Wednesday, December 26, 2007

Failure

Over the past few months and years of my life I've come to a realization. I've begun to realize the terrifying elements of failure. The disappoinments, the frustrations, the lack of self confidence, the embarrassment - everything that comes with failing at something. However, one quote comes to my mind everytime I get afraid of failing and it's simply, "You won't fail until you fail to try." If that is not a true statement I don't know what is.... we are failing ourselves each and every time we don't try something new or something scary.

I'm the type of person that is not really excited about surprises or having something thrown at me. The only reason I can come up with as to why I have this issue is the fact that I had a very unstable childhood and surprises were never something I looked forward to- most of the time they meant something bad. My mind has been trained to think that surprises are a bad thing, not a good thing, so I'm unwilling to attempt new things in life. However, over the past few months I've begun to understand how drastically important it is for me to be okay with change, for me to be okay with surprises, and to be okay with the unknown.

I've even found in my Bible reading in Matthew 6 that God tells us not to worry about tomorrow for tomorrow has enough problems of it's own. Live in day tight compartments, for you are only guaranteed today.

So what does all of this have to do with failure? Well, failure is not trying something new, failure is being afraid of the unknown and failure is not enjoying life's little "surprises" that come along the way. Because no matter what change or what problem or what issues arise, there is something to be gained and learned from it. For me, I need to be willing to try to learn new areas in my career - because I won't know if I like them until I've had a taste of what they are. I need to start doing the things I've always been afraid to do because I won't know if they are bad or good until I try them. I need to fight for the people and relationships that are important in my life, because I may never have the opportunity to have them again. People come into our lives for a reason, a season, or a lifetime. And personally, I'd like to keep all of them around for at least a lifetime, if not eternity.
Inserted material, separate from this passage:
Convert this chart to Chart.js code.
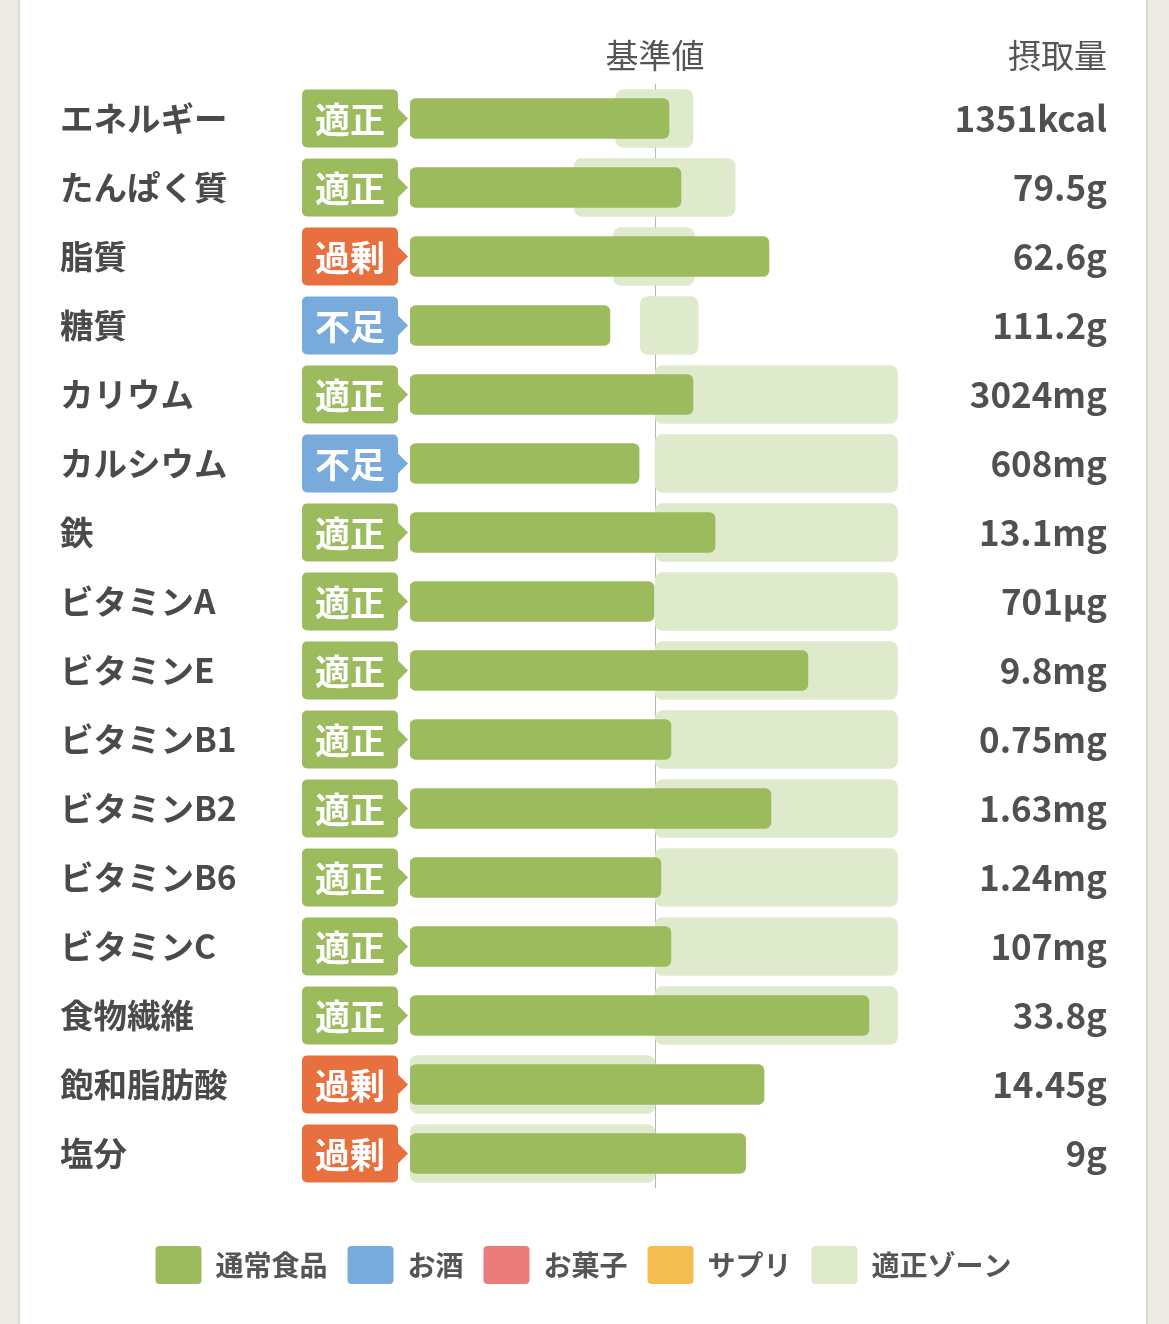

Well, this random post is super exciting, I know - but I just came to the realization today that I was not trying hard enough - that I was hiding too much behind the protection and barriers that I have built for myself - but I need to branch out and reach out beyond the barriers that are keeping me from my full potential in life. Because there is a much bigger, much more profitable, and much more exciting and challenging world beyond the walls I've built. So this next year, I'm working on making sure to make the best of every moment I have and placing the fear of failure behind me. Carpe Diem - as they say :-)

1 comment:

Anonymous said...

I like how you seem to have all aspects of life pretty well covered. Keep on Truckin. And Don't vote for Hillary just because she is a woman!